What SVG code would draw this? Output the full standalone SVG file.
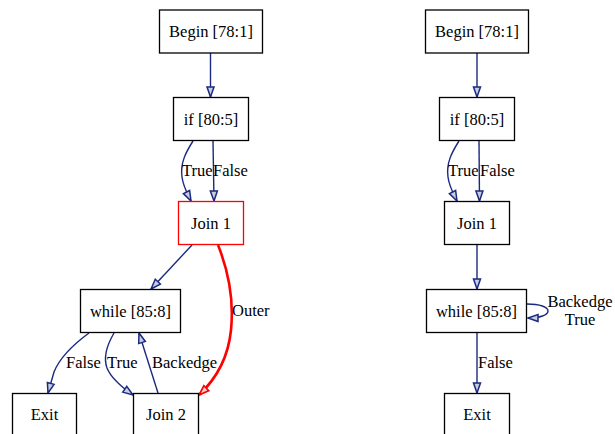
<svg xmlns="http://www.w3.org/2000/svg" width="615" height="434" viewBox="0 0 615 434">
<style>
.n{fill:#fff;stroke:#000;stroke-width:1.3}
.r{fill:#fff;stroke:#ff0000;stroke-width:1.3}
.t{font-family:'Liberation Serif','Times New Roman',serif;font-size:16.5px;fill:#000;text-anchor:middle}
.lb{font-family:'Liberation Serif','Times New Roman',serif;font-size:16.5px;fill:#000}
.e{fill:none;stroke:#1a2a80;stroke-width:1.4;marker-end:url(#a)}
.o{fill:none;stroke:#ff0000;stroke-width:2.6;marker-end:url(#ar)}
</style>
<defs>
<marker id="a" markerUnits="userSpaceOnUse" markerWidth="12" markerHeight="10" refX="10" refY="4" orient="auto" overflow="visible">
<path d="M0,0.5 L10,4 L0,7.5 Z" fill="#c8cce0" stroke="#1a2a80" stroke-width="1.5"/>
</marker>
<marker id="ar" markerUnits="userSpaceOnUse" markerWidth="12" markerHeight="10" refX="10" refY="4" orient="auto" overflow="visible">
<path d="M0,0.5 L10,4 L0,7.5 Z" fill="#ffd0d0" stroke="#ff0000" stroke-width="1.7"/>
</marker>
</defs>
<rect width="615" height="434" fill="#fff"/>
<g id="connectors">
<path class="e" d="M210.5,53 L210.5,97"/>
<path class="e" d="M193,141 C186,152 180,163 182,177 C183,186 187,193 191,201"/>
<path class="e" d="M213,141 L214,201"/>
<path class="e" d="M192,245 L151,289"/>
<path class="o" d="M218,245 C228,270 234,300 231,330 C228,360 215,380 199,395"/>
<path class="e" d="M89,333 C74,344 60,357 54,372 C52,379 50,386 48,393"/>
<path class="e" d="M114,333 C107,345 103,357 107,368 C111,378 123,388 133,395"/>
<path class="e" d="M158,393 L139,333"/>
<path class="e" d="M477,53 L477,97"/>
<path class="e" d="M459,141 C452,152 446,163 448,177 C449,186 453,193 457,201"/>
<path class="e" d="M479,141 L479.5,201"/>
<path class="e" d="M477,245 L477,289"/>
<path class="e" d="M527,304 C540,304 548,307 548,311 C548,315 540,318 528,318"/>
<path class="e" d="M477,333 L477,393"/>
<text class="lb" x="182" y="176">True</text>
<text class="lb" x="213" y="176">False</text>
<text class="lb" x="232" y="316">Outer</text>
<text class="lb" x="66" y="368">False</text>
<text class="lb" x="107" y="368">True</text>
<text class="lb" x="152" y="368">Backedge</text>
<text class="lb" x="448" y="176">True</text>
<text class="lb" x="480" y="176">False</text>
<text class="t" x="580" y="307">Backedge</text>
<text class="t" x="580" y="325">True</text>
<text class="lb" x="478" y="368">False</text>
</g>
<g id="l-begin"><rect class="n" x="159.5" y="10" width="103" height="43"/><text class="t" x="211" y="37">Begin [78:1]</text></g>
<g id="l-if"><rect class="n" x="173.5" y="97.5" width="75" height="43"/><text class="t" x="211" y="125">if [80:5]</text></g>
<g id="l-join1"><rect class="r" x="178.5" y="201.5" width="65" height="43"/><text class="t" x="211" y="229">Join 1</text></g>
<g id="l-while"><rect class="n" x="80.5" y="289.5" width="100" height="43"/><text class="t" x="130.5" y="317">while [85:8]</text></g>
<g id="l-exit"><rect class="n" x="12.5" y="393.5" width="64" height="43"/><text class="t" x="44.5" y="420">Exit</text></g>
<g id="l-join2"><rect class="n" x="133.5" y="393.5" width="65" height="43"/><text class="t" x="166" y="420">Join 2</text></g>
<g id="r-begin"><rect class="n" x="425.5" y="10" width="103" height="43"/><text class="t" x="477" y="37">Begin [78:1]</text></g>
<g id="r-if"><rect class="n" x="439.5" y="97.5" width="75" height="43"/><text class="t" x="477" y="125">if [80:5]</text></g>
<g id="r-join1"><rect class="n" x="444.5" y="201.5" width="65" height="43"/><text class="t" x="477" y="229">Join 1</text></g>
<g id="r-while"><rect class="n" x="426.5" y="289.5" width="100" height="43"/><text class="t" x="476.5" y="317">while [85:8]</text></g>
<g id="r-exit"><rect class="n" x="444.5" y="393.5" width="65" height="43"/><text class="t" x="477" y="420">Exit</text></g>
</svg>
■ ■ ■ ■
What the task asks: Reproduce the whole listing exactly, but not the images in it.

Exercise response:
What SVG code would draw this? Output the full standalone SVG file.
<svg xmlns="http://www.w3.org/2000/svg" width="615" height="434" viewBox="0 0 615 434">
<style>
.n{fill:#fff;stroke:#000;stroke-width:1.3}
.r{fill:#fff;stroke:#ff0000;stroke-width:1.3}
.t{font-family:'Liberation Serif','Times New Roman',serif;font-size:16.5px;fill:#000;text-anchor:middle}
.lb{font-family:'Liberation Serif','Times New Roman',serif;font-size:16.5px;fill:#000}
.e{fill:none;stroke:#1a2a80;stroke-width:1.4;marker-end:url(#a)}
.o{fill:none;stroke:#ff0000;stroke-width:2.6;marker-end:url(#ar)}
</style>
<defs>
<marker id="a" markerUnits="userSpaceOnUse" markerWidth="12" markerHeight="10" refX="10" refY="4" orient="auto" overflow="visible">
<path d="M0,0.5 L10,4 L0,7.5 Z" fill="#c8cce0" stroke="#1a2a80" stroke-width="1.5"/>
</marker>
<marker id="ar" markerUnits="userSpaceOnUse" markerWidth="12" markerHeight="10" refX="10" refY="4" orient="auto" overflow="visible">
<path d="M0,0.5 L10,4 L0,7.5 Z" fill="#ffd0d0" stroke="#ff0000" stroke-width="1.7"/>
</marker>
</defs>
<rect width="615" height="434" fill="#fff"/>
<g id="connectors">
<path class="e" d="M210.5,53 L210.5,97"/>
<path class="e" d="M193,141 C186,152 180,163 182,177 C183,186 187,193 191,201"/>
<path class="e" d="M213,141 L214,201"/>
<path class="e" d="M192,245 L151,289"/>
<path class="o" d="M218,245 C228,270 234,300 231,330 C228,360 215,380 199,395"/>
<path class="e" d="M89,333 C74,344 60,357 54,372 C52,379 50,386 48,393"/>
<path class="e" d="M114,333 C107,345 103,357 107,368 C111,378 123,388 133,395"/>
<path class="e" d="M158,393 L139,333"/>
<path class="e" d="M477,53 L477,97"/>
<path class="e" d="M459,141 C452,152 446,163 448,177 C449,186 453,193 457,201"/>
<path class="e" d="M479,141 L479.5,201"/>
<path class="e" d="M477,245 L477,289"/>
<path class="e" d="M527,304 C540,304 548,307 548,311 C548,315 540,318 528,318"/>
<path class="e" d="M477,333 L477,393"/>
<text class="lb" x="182" y="176">True</text>
<text class="lb" x="213" y="176">False</text>
<text class="lb" x="232" y="316">Outer</text>
<text class="lb" x="66" y="368">False</text>
<text class="lb" x="107" y="368">True</text>
<text class="lb" x="152" y="368">Backedge</text>
<text class="lb" x="448" y="176">True</text>
<text class="lb" x="480" y="176">False</text>
<text class="t" x="580" y="307">Backedge</text>
<text class="t" x="580" y="325">True</text>
<text class="lb" x="478" y="368">False</text>
</g>
<g id="l-begin"><rect class="n" x="159.5" y="10" width="103" height="43"/><text class="t" x="211" y="37">Begin [78:1]</text></g>
<g id="l-if"><rect class="n" x="173.5" y="97.5" width="75" height="43"/><text class="t" x="211" y="125">if [80:5]</text></g>
<g id="l-join1"><rect class="r" x="178.5" y="201.5" width="65" height="43"/><text class="t" x="211" y="229">Join 1</text></g>
<g id="l-while"><rect class="n" x="80.5" y="289.5" width="100" height="43"/><text class="t" x="130.5" y="317">while [85:8]</text></g>
<g id="l-exit"><rect class="n" x="12.5" y="393.5" width="64" height="43"/><text class="t" x="44.5" y="420">Exit</text></g>
<g id="l-join2"><rect class="n" x="133.5" y="393.5" width="65" height="43"/><text class="t" x="166" y="420">Join 2</text></g>
<g id="r-begin"><rect class="n" x="425.5" y="10" width="103" height="43"/><text class="t" x="477" y="37">Begin [78:1]</text></g>
<g id="r-if"><rect class="n" x="439.5" y="97.5" width="75" height="43"/><text class="t" x="477" y="125">if [80:5]</text></g>
<g id="r-join1"><rect class="n" x="444.5" y="201.5" width="65" height="43"/><text class="t" x="477" y="229">Join 1</text></g>
<g id="r-while"><rect class="n" x="426.5" y="289.5" width="100" height="43"/><text class="t" x="476.5" y="317">while [85:8]</text></g>
<g id="r-exit"><rect class="n" x="444.5" y="393.5" width="65" height="43"/><text class="t" x="477" y="420">Exit</text></g>
</svg>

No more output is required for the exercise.